Visual Studio 2008 HTML formatting - does it ever work?

It's another Visual Studio 2008 HTML formatting question...I think I have either found a bug in the infamously bad VS HTML formatting, or I'm doing something wrong. Here's what I'm doing:
I remove all client side tags via:
Tools -> Options -> Text Editor -> HTML -> Format -> Tag Specific options
I then add b and span tags:
alt text http://www.xtupload.com/new/thumb-3BB0_49B92330.jpg
I press CTRL+E,CTRL+D and I get these two differing results:
1
alt text http://www.xtupload.com/new/image-CBF1_49B92330.jpg
The P before the span tag isn't formatted properly
2
alt text http://www.xtupload.com/new/image-3AB6_49B92330.jpg
The P tag is formatted correctly.
This for a .ASPX extension file.
It looks like it is a bug, and isn't dependent on the tag being SPAN or B.
The work around I found
Add an extra space before the closing P.
How it fails
<p><b>My title</b></p>
Gets re-formatted as
<p>
<b>My title</b></p>
How to get it to work
<p><b>My title</b> </p>
(NB the space after the B) gets reformatted as:
<p>
<b>My title</b>
</p>
And that extra space is removed by VS anyway. Hallelujah my HTML looks beautiful!
I followed the same method as Chris. I decided to use a RegEx find and replace to do it for the whole document. The regex finds any closing p or h* tags that aren't preceded by white space or the start of a line and inserts a newline before the closing tag. Examine the regex to get a better understanding. Here's what I used:
Find what:
{[^:b^]}{\</(p|(h:z))\>}:b*$
Replace with:
\1\n\2
It only finds p and h* because those were the only two I found had this problem. Other tags can be added.

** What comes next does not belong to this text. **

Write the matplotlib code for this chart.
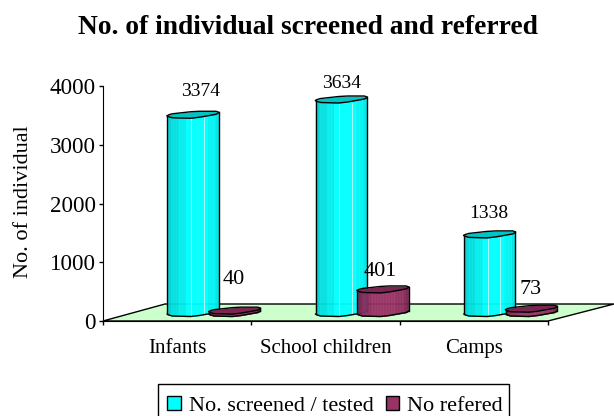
import matplotlib
matplotlib.use('Agg')
import matplotlib.pyplot as plt
from matplotlib.patches import Patch, Polygon, Rectangle
import numpy as np

plt.rcParams['font.family'] = 'Liberation Serif'

categories = ['Infants', 'School children', 'Camps']
screened = [3374, 3634, 1338]
referred = [40, 401, 73]
series_names = ['No. screened / tested', 'No refered']

W, H = 614, 416
PX = 4000 / 235.0          # value units per pixel
CAT = 445 / 3.0            # pixels per category

# pseudo 3d shape, pixels
base = 6 * PX
depth_x = 62 / CAT
depth_y = 17 * PX
t_knots = [0, 0.03, 0.1, 0.45, 0.62, 0.95, 1]
front_knots = [1, 0, -1, -1.5, -0.5, 2.5, 4]
back_knots = [1, 2, 3, 5, 5.5, 5.5, 4.5]

cyan_shades = ['#00d2d2', '#00e0e0', '#00eeee', '#00ffff', '#00ffff', '#00ffff', '#00f4f4', '#00e6e6']
maroon_shades = ['#7a2552', '#8a2d5e', '#993366', '#993366', '#993366', '#8f2f60', '#7a2552']

fig = plt.figure(figsize=(W / 100, H / 100), dpi=100)
ax = fig.add_axes([103 / W, 1 - 321 / H, 445 / W, 235 / H])
ax.set_xlim(0, 3)
ax.set_ylim(0, 4000)


def cylinder(left, value, shades, cap, z, seams=False):
    width = 51.5 / CAT
    t = np.linspace(0, 1, 71)
    xs = left + t * width
    front = np.interp(t, t_knots, front_knots) * PX
    back = np.interp(t, t_knots, back_knots) * PX
    y0 = base + front
    y1 = base + value + front
    idx = np.linspace(0, len(shades) - 1, len(t) - 1).round().astype(int)
    for i in range(len(t) - 1):
        ax.fill_between(xs[i:i + 2], y0[i:i + 2], y1[i:i + 2], color=shades[idx[i]],
                        lw=0.3, zorder=z, clip_on=False)
    if seams:
        for s in [0.46, 0.71]:
            ax.plot([left + s * width] * 2, [base, base + value - 1.5 * PX], color='#aaffff',
                    lw=0.7, zorder=z + 0.05, clip_on=False)
    # outline and top cap
    ax.fill_between(xs, y1, base + value + back, color=cap, lw=0, zorder=z + 0.1, clip_on=False)
    ax.plot(xs, y1, color='black', lw=1, zorder=z + 0.2, clip_on=False)
    ax.plot(xs, base + value + back, color='black', lw=1, zorder=z + 0.2, clip_on=False)
    ax.plot(xs, y0, color='black', lw=1, zorder=z + 0.2, clip_on=False)
    ax.plot([xs[0], xs[0]], [y0[0], y1[0]], color='black', lw=1, zorder=z + 0.2, clip_on=False)
    ax.plot([xs[-1], xs[-1]], [y0[-1], base + value + back[-1]], color='black', lw=1,
            zorder=z + 0.2, clip_on=False)


# floor
floor = Polygon([[0, 0], [3, 0], [3 + 66 / CAT, depth_y], [depth_x, depth_y]], closed=True,
                facecolor='#ccffcc', edgecolor='black', lw=1, zorder=1, clip_on=False)
ax.add_patch(floor)

for i in range(len(categories)):
    cylinder(i + 0.433, screened[i], cyan_shades, '#00c4c4', 2 + i, seams=True)
    cylinder(i + 0.714, referred[i], maroon_shades, '#7a2552', 2.5 + i)

# value labels, pixel positions off the bar's front left top corner
screened_off = [(8, 25), (0, 18), (-1, 23)]
referred_off = [(-0.5, 33), (-3, 20), (-1, 21)]
for i in range(len(categories)):
    ax.annotate(str(screened[i]), (i + 0.433 + 51.5 / CAT / 2, screened[i] + base),
                xytext=(screened_off[i][0] * 0.72, screened_off[i][1] * 0.72),
                textcoords='offset points', ha='center', va='center', fontsize=14, zorder=10)
    ax.annotate(str(referred[i]), (i + 0.714 + 51.5 / CAT / 2, referred[i] + base),
                xytext=(referred_off[i][0] * 0.72, referred_off[i][1] * 0.72),
                textcoords='offset points', ha='center', va='center', fontsize=16, zorder=10)

ax.patch.set_visible(False)
ax.spines['top'].set_visible(False)
ax.spines['right'].set_visible(False)
ax.spines['left'].set_zorder(5)
ax.spines['bottom'].set_zorder(5)
ax.set_xticks([0, 1, 2, 3])
ax.set_xticklabels([])
ax.set_xticks([0.5, 1.5, 2.5], categories, minor=True, fontsize=15)
ax.tick_params(axis='x', which='major', length=3, width=1)
ax.tick_params(axis='x', which='minor', length=0, pad=13)
ax.set_yticks([0, 1000, 2000, 3000, 4000])
ax.tick_params(axis='y', length=3, width=1, labelsize=16.6, pad=2)
ax.set_ylabel('No. of individual', fontsize=16)
ax.yaxis.set_label_coords((33 - 103) / 445, 0.51)

fig.text(308 / W, 1 - 27 / H, 'No. of individual screened and referred', ha='center', va='center',
         fontsize=19.8, fontweight='bold')

# legend box runs off the bottom of the picture
fig.add_artist(Rectangle((158 / W, 1 - 430 / H), 351 / W, 46.5 / H, transform=fig.transFigure,
                         facecolor='white', edgecolor='black', lw=1))
handles = [Patch(facecolor='#00ffff', edgecolor='black', lw=1),
           Patch(facecolor='#993366', edgecolor='black', lw=1)]
leg = fig.legend(handles, series_names, ncol=2, loc='center left',
                 bbox_to_anchor=(167 / W, 1 - 406 / H), bbox_transform=fig.transFigure,
                 fontsize=16, frameon=False, borderaxespad=0, borderpad=0,
                 handlelength=0.62, handleheight=0.62, handletextpad=0.35, columnspacing=0.55)

fig.savefig('out.png', dpi=100)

You can customize the layout per tag, if it bothers you that much. Go to the options dialog and select the formatting option under Text Editor -> HTML
Having said that, I don't like some of the inconsistencies I couldn't fix, so I stopped using it except to reformat code from someone else before I started working on it. Once the initial reformat is done, I maintain the formatting manually.